Na sequência, o evento foi alvo de diversas notas críticas assinadas pelo presidente do Senado e pelos demais candidatos presidenciais. Nenhuma delas cravou a expressão precisa: crime de responsabilidade. Nossa democracia cambaleia.

Debati, em 2018, na Casa Folha da Flip, com o intelectual petista André Singer. O impeachment de Dilma ocorrera menos de dois anos antes e Lula encontrava-se preso. Singer sustentou a ideia de que o lulismo esgotava-se numa crise profunda. Discordei, argumentando que o lulismo seguia como alternativa viável de poder. Depois, concordei com a avaliação dele de que repetidos impeachments enfraquecem a democracia.

Acertei ao discordar; errei ao concordar. No fundo, o dilema abstrato não faz sentido. Impeachment é uma das últimas linhas de defesa da democracia: a faca grosseira que, cortando o abuso de poder presidencial, preserva o império da lei. O Congresso nunca avançou rumo ao necessário impeachment de Bolsonaro porque foi comprado pelo orçamento secreto.

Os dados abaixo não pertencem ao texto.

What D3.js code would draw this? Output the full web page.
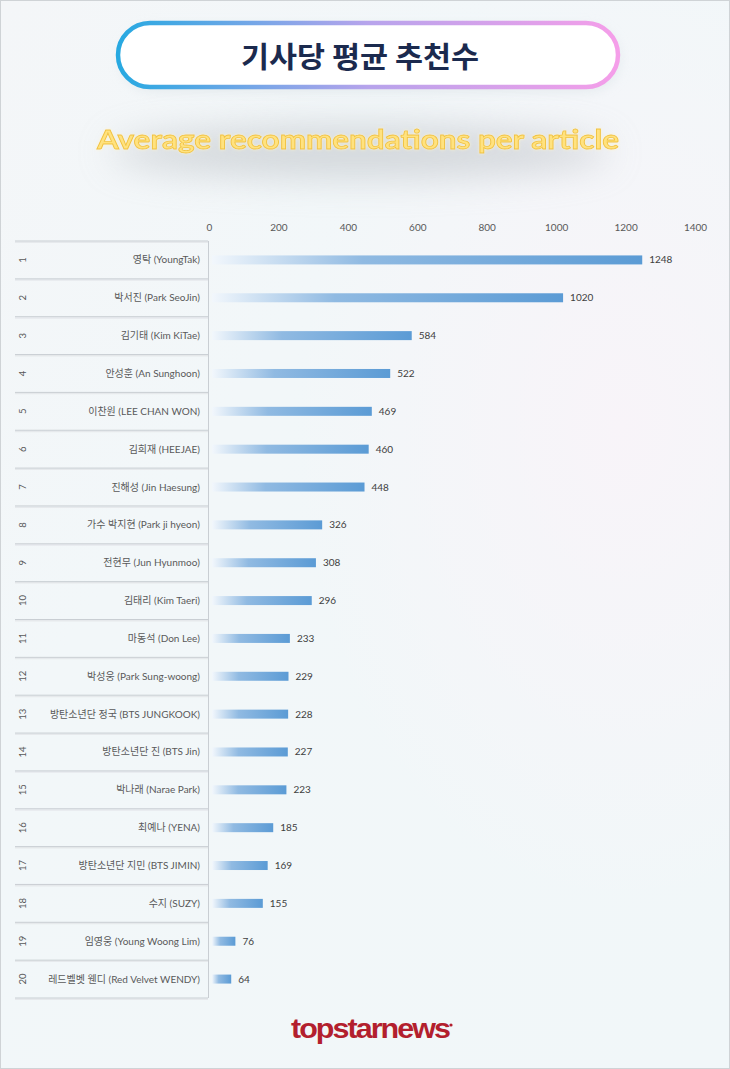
<!DOCTYPE html>
<html><head><meta charset="utf-8">
<script src="https://cdn.jsdelivr.net/npm/d3@7"></script>
<style>
html,body{margin:0;padding:0;background:#fff;}
svg{display:block;}
</style></head>
<body>
<script>
const ranks = ["1","2","3","4","5","6","7","8","9","10","11","12","13","14","15","16","17","18","19","20"];
const names = ["영탁 (YoungTak)","박서진 (Park SeoJin)","김기태 (Kim KiTae)","안성훈 (An Sunghoon)","이찬원 (LEE CHAN WON)","김희재 (HEEJAE)","진해성 (Jin Haesung)","가수 박지현 (Park ji hyeon)","전현무 (Jun Hyunmoo)","김태리 (Kim Taeri)","마동석 (Don Lee)","박성웅 (Park Sung-woong)","방탄소년단 정국 (BTS JUNGKOOK)","방탄소년단 진 (BTS Jin)","박나래 (Narae Park)","최예나 (YENA)","방탄소년단 지민 (BTS JIMIN)","수지 (SUZY)","임영웅 (Young Woong Lim)","레드벨벳 웬디 (Red Velvet WENDY)"];
const values = [1248,1020,584,522,469,460,448,326,308,296,233,229,228,227,223,185,169,155,76,64];
const ticks = [0,200,400,600,800,1000,1200,1400];
const titleKo = "기사당 평균 추천수";
const titleEn = "Average recommendations per article";
const brand = "topstarnews";

const W = 730, H = 1069;
const svg = d3.select("body").append("svg").attr("width", W).attr("height", H);
const defs = svg.append("defs");

// background
const bg = defs.append("linearGradient").attr("id","bg").attr("x1",0).attr("y1",0).attr("x2",1).attr("y2",1);
bg.append("stop").attr("offset","0%").attr("stop-color","#f4f6f8");
bg.append("stop").attr("offset","35%").attr("stop-color","#f2f7f9");
bg.append("stop").attr("offset","100%").attr("stop-color","#f1f7f9");
svg.append("rect").attr("width",W).attr("height",H).attr("fill","url(#bg)");
const pinkR = defs.append("radialGradient").attr("id","pinkR").attr("cx","85%").attr("cy","40%").attr("r","45%");
pinkR.append("stop").attr("offset","0%").attr("stop-color","#f8f4f9").attr("stop-opacity",1);
pinkR.append("stop").attr("offset","100%").attr("stop-color","#f8f4f9").attr("stop-opacity",0);
svg.append("rect").attr("width",W).attr("height",H).attr("fill","url(#pinkR)");
svg.append("rect").attr("x",0.5).attr("y",0.5).attr("width",W-1).attr("height",H-1)
  .attr("fill","none").attr("stroke","#cfd3d6");

// title pill
const pg = defs.append("linearGradient").attr("id","pill").attr("x1",0).attr("x2",1);
pg.append("stop").attr("offset","0%").attr("stop-color","#27a9e1");
pg.append("stop").attr("offset","50%").attr("stop-color","#b7a4ec");
pg.append("stop").attr("offset","100%").attr("stop-color","#f59ee9");
const sh = defs.append("filter").attr("id","soft").attr("x","-20%").attr("y","-50%").attr("width","140%").attr("height","200%");
sh.append("feGaussianBlur").attr("stdDeviation",6);
svg.append("rect").attr("x",120).attr("y",26).attr("width",500).attr("height",66).attr("rx",33)
  .attr("fill","#dfe6ea").attr("filter","url(#soft)").attr("opacity",0.7);
svg.append("rect").attr("x",118).attr("y",23).attr("width",500).attr("height",64).attr("rx",32)
  .attr("fill","#ffffff").attr("stroke","url(#pill)").attr("stroke-width",4.5);
svg.append("text").attr("x",360).attr("y",68).attr("text-anchor","middle")
  .attr("font-family","'Noto Sans CJK KR'").attr("font-weight",700).attr("font-size",29)
  .attr("fill","#1b2a4e").attr("textLength",238).attr("lengthAdjust","spacingAndGlyphs").text(titleKo);

// subtitle with gray glow
const gb = defs.append("filter").attr("id","glowbg").attr("x","-30%").attr("y","-100%").attr("width","160%").attr("height","300%");
gb.append("feGaussianBlur").attr("stdDeviation",18);
svg.append("ellipse").attr("cx",360).attr("cy",152).attr("rx",250).attr("ry",26)
  .attr("fill","#b9bec3").attr("opacity",0.55).attr("filter","url(#glowbg)");
const yg = defs.append("filter").attr("id","yglow").attr("x","-10%").attr("y","-50%").attr("width","120%").attr("height","200%");
yg.append("feGaussianBlur").attr("in","SourceAlpha").attr("stdDeviation",1.5).attr("result","b");
yg.append("feFlood").attr("flood-color","#fff6c8").attr("flood-opacity",0.9);
yg.append("feComposite").attr("in2","b").attr("operator","in").attr("result","g");
const ym = yg.append("feMerge"); ym.append("feMergeNode").attr("in","g"); ym.append("feMergeNode").attr("in","SourceGraphic");
svg.append("text").attr("x",358).attr("y",149).attr("text-anchor","middle")
  .attr("font-family","Lato").attr("font-weight",700).attr("font-size",27)
  .attr("fill","#ffe27f").attr("stroke","#f1c23d").attr("stroke-width",0.8)
  .attr("textLength",522).attr("lengthAdjust","spacingAndGlyphs")
  .attr("filter","url(#yglow)").text(titleEn);

// scales
const x = d3.scaleLinear().domain([0,1400]).range([209,695]);
const y = d3.scaleBand().domain(names).range([241,998]).padding(0);

// axis
const ax = svg.append("g").attr("transform","translate(0,233)")
  .call(d3.axisTop(x).tickValues(ticks).tickSize(0).tickPadding(2).tickFormat(d3.format("d")));
ax.select(".domain").remove();
ax.selectAll("text").attr("font-family","Lato").attr("font-size",10).attr("fill","#595959");

// table lines
const tbl = svg.append("g");
const bounds = names.map(n => y(n)).concat([998]);
tbl.selectAll("line.h").data(bounds).join("line").attr("class","h")
  .attr("x1",15).attr("x2",208).attr("y1",d=>d+1.2).attr("y2",d=>d+1.2)
  .attr("stroke","#e6e9ec").attr("stroke-width",1.5);
tbl.selectAll("line.h2").data(bounds).join("line").attr("class","h2")
  .attr("x1",15).attr("x2",208).attr("y1",d=>d).attr("y2",d=>d)
  .attr("stroke","#c9ced3").attr("stroke-width",1);
tbl.append("line").attr("x1",208.5).attr("x2",208.5).attr("y1",241).attr("y2",998)
  .attr("stroke","#c9ced3").attr("stroke-width",1);

// labels
svg.append("g").selectAll("text").data(names).join("text")
  .attr("x",200).attr("y",d=>y(d)+y.bandwidth()/2).attr("dy","0.35em")
  .attr("text-anchor","end").attr("font-family","Lato, 'Noto Sans CJK KR'").attr("font-size",10)
  .attr("fill","#595959").text(d=>d);
svg.append("g").selectAll("text").data(ranks).join("text")
  .attr("transform",(d,i)=>`translate(23,${y(names[i])+y.bandwidth()/2}) rotate(-90)`)
  .attr("text-anchor","middle").attr("dy","0.35em")
  .attr("font-family","Lato").attr("font-size",9.5).attr("fill","#595959").text(d=>d);

// bars
const bgGrad = defs.append("linearGradient").attr("id","bar").attr("x1",0).attr("x2",1);
bgGrad.append("stop").attr("offset","0%").attr("stop-color","#f2f7fc");
bgGrad.append("stop").attr("offset","35%").attr("stop-color","#90bae2");
bgGrad.append("stop").attr("offset","100%").attr("stop-color","#5b9bd5");
svg.append("g").selectAll("rect").data(values).join("rect")
  .attr("x",x(0)+3).attr("y",(d,i)=>y(names[i])+y.bandwidth()/2-4.5)
  .attr("width",d=>x(d)-x(0)-3).attr("height",9).attr("fill","url(#bar)");
svg.append("g").selectAll("text").data(values).join("text")
  .attr("x",d=>x(d)+7).attr("y",(d,i)=>y(names[i])+y.bandwidth()/2).attr("dy","0.35em")
  .attr("font-family","Lato").attr("font-size",10).attr("fill","#404040").text(d=>d);

// brand
svg.append("text").attr("x",370).attr("y",1038).attr("text-anchor","middle")
  .attr("font-family","'Liberation Sans'").attr("font-weight",700).attr("font-size",28)
  .attr("fill","#b31f2e").attr("letter-spacing",-1.8)
  .attr("textLength",158).attr("lengthAdjust","spacingAndGlyphs").text(brand);
svg.append("circle").attr("cx",451).attr("cy",1025).attr("r",1.6).attr("fill","#b31f2e");
</script>
</body></html>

O governo Bolsonaro obteve, por via legal, o que o governo Lula não conseguiu pelas vias ilegais do mensalão e do petrolão. Apavorado pelo espectro do impeachment, o atual presidente renunciou à sua prerrogativa de gerir o orçamento, entregando-o como butim aos parlamentares. É uma estratégia coerente, no caso de um presidente engajado exclusivamente no sonho insano de subverter o regime democrático.

Lula jamais faria algo semelhante, pois acalentava, além de um projeto de poder, um programa político e econômico. No caso dele, a aquisição de maioria parlamentar por vias corruptas destinava-se, precisamente, a eliminar os contrapesos parlamentares constitucionais à prerrogativa presidencial de gerir o orçamento público.

Quantos crimes de responsabilidade Bolsonaro já cometeu? O criminoso serial atingiu um ápice no seu comício para os embaixadores. Ali, em evento oficial, diante de representantes de dezenas de Estados, o presidente atacou a imagem de uma instituição basilar da democracia brasileira. O nome correto disso é traição à pátria. Mas tudo terminou na célebre pizza —e nem mesmo a oposição de esquerda ergueu a voz para clamar pelo impeachment.

A maioria parlamentar, que não é bolsonarista, comporta-se segundo as regras da transação consumada pelo orçamento secreto. Já a minoria lulista reprime o grito de crime de responsabilidade por cálculo eleitoral: a preferência de Lula pelo embate nas urnas com um presidente incapaz de se reeleger. Não por acaso, zombando do império da lei, maioria e minoria aprovaram juntas a PEC Kamikaze.

O Congresso dorme no recesso parlamentar? Não há votos suficientes para abrir o processo de impeachment? Arthur Lira, militante fiel de Bolsonaro, converteu a Câmara num corpo inerte? Mesmo sem chance de êxito, insistir no impeachment seria o único caminho decente —e, de quebra, imporia ao presidente subversivo a carga de fazer campanha à sombra da acusação de crime de responsabilidade.

No rastro do patético comício aos embaixadores, partidos de esquerda solicitaram ao STF abertura de inquérito sobre a ofensiva presidencial contra as instituições. Tenta-se solucionar um problema de natureza política pela ação dos tribunais. A democracia cambaleia porque o Congresso desistiu de cumprir seu papel, transferindo-o ao Judiciário. Não é verdade que as instituições funcionam plenamente.

Falta, ao bolsonarismo, a força para implantar um regime autoritário. Mas, que ninguém se engane: a extrema-direita já conseguiu, em apenas um mandato incompleto, devastar a paisagem de nossa democracia.